Every Taskforce operation proceeded through various gates, each phase following the Greek alphabet, with Alpha being phase one—the introduction of forces for exploratory purposes. Omega was the kinetic end of putting some terrorist’s head on a spike. Each phase had to be approved by the Oversight Council, and prior to the previous commander’s death, Blaine Alexander’s job was the leader of all Omega operations, regardless of the team executing. When it came time for direct action, the Oversight Council wanted a semblance of control, and he was it. Right up until Kurt Hale had been killed two years ago. Since then, George Wolffe had been “acting commander” and Lieutenant Colonel Blaine Alexander had become “acting” DCO, or deputy commander, Wolffe’s old role.
Wolffe leaned back in his chair and said, “I don’t know. The Oversight Council has been dragging its feet on appointing a new commander. Since COVID hit, they don’t seem to have any urgency on solving the problem. Or maybe it’s just easier to ignore.”
“COVID’s pretty much gone now. They no longer have anyexcuses. Surely they’ll make you the official commander, right? Then all they’ll need to do is find a new DCO.”
Wolffe laughed and said, “That just may well be you. Who else knows how this circus runs?”
“I don’t want the job. Too political. I want to go back to the sharp end of the spear. Omega operations.”
“I know. Trust me, I know, but we don’t always get what we want. You don’t like it, you can always go back to the Special Mission Unit. Or even a regular Special Forces Group. I’ll help the transfer. You’ve given enough here anyway. It’s going to affect your career if you don’t get back into the regular world of special operations.”
“I don’t want to go back, and I don’t care about my career. I just don’t want to deal with all the political bullshit you do. Omega would be fine with me.”
Wolffe looked at him for a moment, thinking he sounded just like Kurt Hale when he’d been alive.
He said, “One step at a time.
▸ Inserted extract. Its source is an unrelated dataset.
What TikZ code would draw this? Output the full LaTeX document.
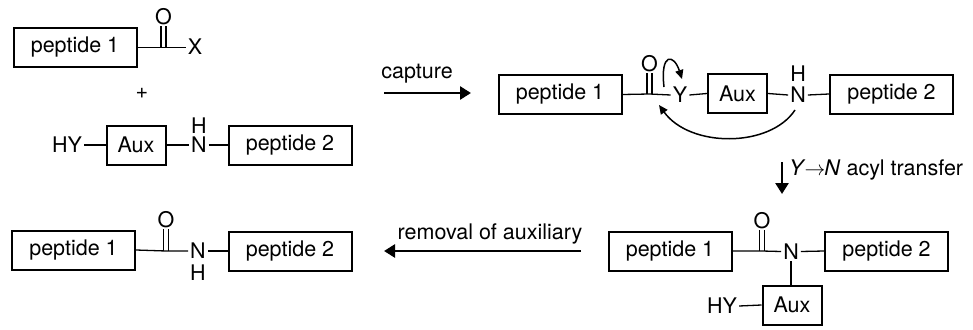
\documentclass[tikz,border=0pt]{standalone}
\usepackage{fontspec}
\setmainfont{TeX Gyre Heros}
\usetikzlibrary{arrows.meta}
\tikzset{
  pbox/.style={draw, line width=2pt, minimum width=123pt, minimum height=39pt, inner sep=0pt},
  abox/.style={draw, line width=2pt, minimum width=59pt, minimum height=39pt, inner sep=0pt},
  atom/.style={inner sep=1pt, text height=15pt, text depth=0pt},
  bond/.style={line width=1.3pt},
  rxn/.style={line width=2.6pt, -{Triangle[length=11pt,width=13pt]}},
  curly/.style={line width=1.5pt, -{Triangle[length=9pt,width=8pt]}},
  lbl/.style={inner sep=0pt},
  every node/.style={font=\fontsize{21.5}{25}\selectfont}
}
\begin{document}
\begin{tikzpicture}[x=1pt,y=-1pt]
\useasboundingbox (0,0) rectangle (973,329);
% ---------- top left: reactants
\node[pbox] (p1a) at (75,47.5) {peptide 1};
\coordinate (Ca) at (163.5,47.5);
\node[atom] (Oa) at (163.5,17) {O};
\node[atom] (Xa) at (195,47.5) {X};
\draw[bond] (p1a.east) -- (Ca) -- ([xshift=-1pt]Xa.west);
\draw[bond] ([xshift=-2.5pt]Ca) -- ([xshift=-2.5pt]Ca |- Oa.south);
\draw[bond] ([xshift=2.5pt]Ca) -- ([xshift=2.5pt]Ca |- Oa.south);
\node[lbl] (plus) at (142,93) {+};
\node[atom] (HYa) at (67,145) {HY};
\node[abox] (auxa) at (136,145) {Aux};
\node[atom] (Na) at (199,145) {N};
\node[atom] (Ha) at (199,125.5) {H};
\node[pbox] (p2a) at (290,145) {peptide 2};
\draw[bond] ([xshift=1pt]HYa.east) -- (auxa.west);
\draw[bond] (auxa.east) -- ([xshift=-1pt]Na.west);
\draw[bond] ([xshift=1pt]Na.east) -- (p2a.west);
% ---------- capture arrow
\coordinate (capS) at (384,93);
\coordinate (capE) at (471,93);
\draw[rxn] (capS) -- (capE);
\node[lbl] (capL) at (417,74) {capture};
% ---------- top right: thioester intermediate
\node[pbox] (p1b) at (560,94.5) {peptide 1};
\coordinate (Cb) at (649.5,94);
\node[atom] (Ob) at (649.5,64) {O};
\node[atom] (Yb) at (680,95) {Y};
\node[abox] (auxb) at (737.5,93.5) {Aux};
\node[atom] (Nb) at (798,95) {N};
\node[atom] (Hb) at (798,74) {H};
\node[pbox] (p2b) at (891.5,94) {peptide 2};
\draw[bond] (p1b.east) -- (Cb) -- ([xshift=-1pt]Yb.west);
\draw[bond] ([xshift=-2.5pt]Cb) -- ([xshift=-2.5pt]Cb |- Ob.south);
\draw[bond] ([xshift=2.5pt]Cb) -- ([xshift=2.5pt]Cb |- Ob.south);
\draw[bond] ([xshift=1pt]Yb.east) -- (auxb.west);
\draw[bond] (auxb.east) -- ([xshift=-1pt]Nb.west);
\draw[bond] ([xshift=1pt]Nb.east) -- (p2b.west);
\coordinate (s1) at (664,87);
\coordinate (e1) at (682,79);
\draw[curly] (s1) .. controls (660,52) and (674,54) .. (e1);
\coordinate (s2) at (795,110);
\coordinate (e2) at (659,105);
\draw[curly] (s2) .. controls (770,148) and (690,148) .. (e2);
% ---------- acyl transfer arrow
\coordinate (acS) at (782,162);
\coordinate (acE) at (782,194);
\draw[rxn] (acS) -- (acE);
\node[lbl, anchor=west] (acL) at (789,170) {\textit{Y}\kern-1pt$\rightarrow$\kern-1pt\textit{N} acyl transfer};
% ---------- bottom right: amide with auxiliary
\node[pbox] (p1c) at (670,251) {peptide 1};
\coordinate (Cc) at (762,251);
\node[atom] (Oc) at (762,221) {O};
\node[atom] (Nc) at (791,251.5) {N};
\node[pbox] (p2c) at (886.5,251) {peptide 2};
\node[abox] (auxc) at (792,305) {Aux};
\node[atom] (HYc) at (722,306) {HY};
\draw[bond] (p1c.east) -- (Cc) -- ([xshift=-1pt]Nc.west);
\draw[bond] ([xshift=-2.5pt]Cc) -- ([xshift=-2.5pt]Cc |- Oc.south);
\draw[bond] ([xshift=2.5pt]Cc) -- ([xshift=2.5pt]Cc |- Oc.south);
\draw[bond] ([xshift=1pt]Nc.east) -- (p2c.west);
\draw[bond] ([yshift=-1pt]Nc.south) -- (Nc.south |- auxc.north);
\draw[bond] ([xshift=1pt]HYc.east) -- (auxc.west);
% ---------- removal arrow
\coordinate (rmS) at (581,251);
\coordinate (rmE) at (384,251);
\draw[rxn] (rmS) -- (rmE);
\node[lbl] (rmL) at (490,234) {removal of auxiliary};
% ---------- bottom left: product
\node[pbox] (p1d) at (73.5,250) {peptide 1};
\coordinate (Cd) at (166,251);
\node[atom] (Od) at (166,220) {O};
\node[atom] (Nd) at (198,251) {N};
\node[atom] (Hd) at (198,273) {H};
\node[pbox] (p2d) at (290,251) {peptide 2};
\draw[bond] (p1d.east) -- (Cd) -- ([xshift=-1pt]Nd.west);
\draw[bond] ([xshift=-2.5pt]Cd) -- ([xshift=-2.5pt]Cd |- Od.south);
\draw[bond] ([xshift=2.5pt]Cd) -- ([xshift=2.5pt]Cd |- Od.south);
\draw[bond] ([xshift=1pt]Nd.east) -- (p2d.west);
\end{tikzpicture}
\end{document}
Just see if you can track down that SITREP.”
Before Blaine could leave the office, Bartholomew Creedwater came running into the room, his face sweating and red. He exclaimed, “We’ve been hit with a ransomware attack, and it’s spreading. I can’t shut it down.”
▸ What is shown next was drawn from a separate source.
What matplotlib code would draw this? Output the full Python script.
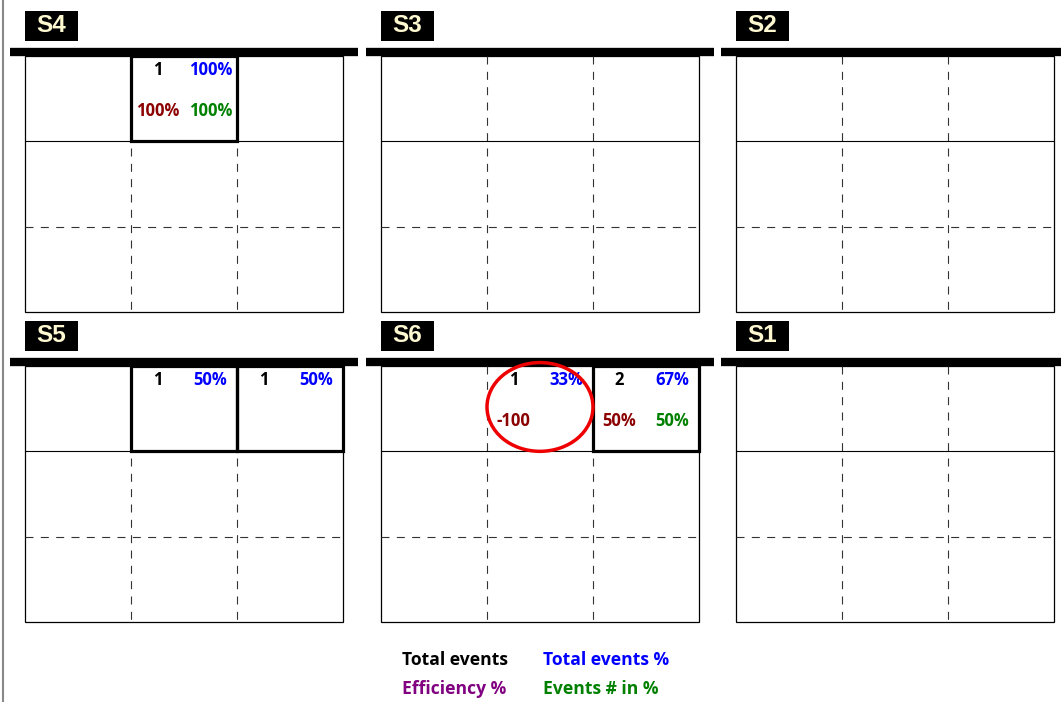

Incredulous, Wolffe said, “What? Ransomware? You mean like that Colonial Pipeline attack?”
“Yes. Blaisdell Consulting has been hit just like them, but it’s much worse for us. I don’t know how it got into our systems, but because we’re interconnected with all of our other cover companies, it’s spreading like wildfire. It’s going to shut us down completely.”
“Creed, we pay you to do this sort of thing. Tell me you can stop it.”
Bartholomew Creedwater—Creed—was what was known in polite society as a “network engineer,” meaning he was a master at cyberattacks. A hacker, and one of the best in the world.
“Sir, I could have if I’d caught it in time, but it infiltrated somehow through our network of cutouts, probably through one of those piece-of-shit government service providers we have to use to interface with the National Command Authority. They never patch anything, and once it got into the system, it started shutting everything down. And I mean everything.”
The first thing Wolffe thought about was compromise. “Do you think they hit us on purpose? That they know what this organization represents? Is it a nation-state?”
“I don’t think so. If it was a nation-state, like Russia, they’d just hide and exploit, like the SolarWinds hack a couple of years ago, or the Chinese hack of our Office of Personnel Management. Ransomware is for profit. They hit hospitals and corporations for cash. I don’t think they had any idea of the number of connections they were going to affect, but they do now.”
Wolffe turned to his screen and saw that his web mail was gone. In its place was a large banner saying:
YOUR COMPUTER HAS BEEN INFECTED
All of your data is now encrypted. To decrypt, you will need our software. You have four days to pay four bitcoin. After four days, the price will double to eight bitcoin. Follow the instructions at the bottom of the screen.